I don’t watch a lot of dance performances but conviction in my own opinions will inspire even the most uninformed post on this site. Also, I really enjoyed Chez Bushwick’s The Invention of Minus One, so I figure it at least warrants mention, even if its abstraction makes it a little difficult for those not in the field to describe. Imagine a Christian Marclay sound track built upon scratches, escalating humming sounds, repeating thuds, electronic blips and bleeps, the high pitch click of the camera shutter, add three dancers (Jonah Bokaer, Jean Freebury, and  Banu Ogan), Isaac Mizrahi’s 18th century inspired jackets with silver tights, and a video design by Michael Cole and you’re looking at the performance I saw Friday night.

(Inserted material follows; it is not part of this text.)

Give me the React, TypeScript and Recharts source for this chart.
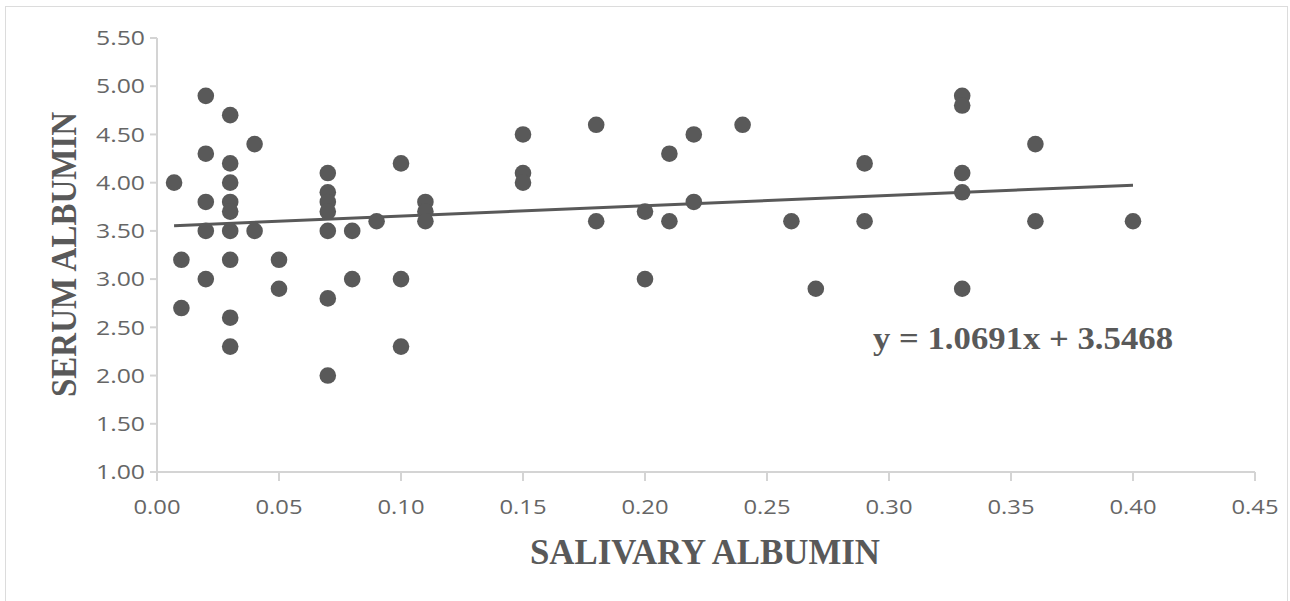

If there’s a specific meaning to be gleaned from this piece though you’ll likely have some trouble figuring it out, even with a fair bit of experience in the arts.  The press release speaks of the “erasure of the moving body, and the trace of its presence” through state of the art digital choreographic software, an objective I can’t help but think they missed due to the fact that the motion capture appearing on the umbrella backdrop screen was washed out to the point of being unclear.   I didn’t notice too much in the way of physical absence either, but there were a number of death like poses taken, and dancers did move off the stage from time to time.

Rather than trying to figure out the ways The Invention of Minus One, may or may not have achieved its desired goals though, I’d rather spend the time reflecting on all the aspects of the performance I did like.   As it turns out, I respond quite positively to triangles.  The shape appeared in form of tripods, the shifting arrangement of the three video cameras, and even a game of penny triangle, each time creating the perimeters within which movement would occur.   It is also a shape that immediately collapses when one point is removed, which may explain the focus on the form.

As for the precision of movement, and which performers this work builds upon, you’ll need to seek out an actual dance expert for that.  For what it’s worth however, projection not withstanding, the other elements in the show seemed largely in place; the body movements unexpected and the use props fantastic.  After all, while three umbrellas were used on stage, the show never deteriorated into an umbrella twirling fest.  If the collaborative achieved nothing else, it should certainly serve as an example to the would be umbrella prop community that there are more ways to use the thing than Busby Berkeley envisioned for us.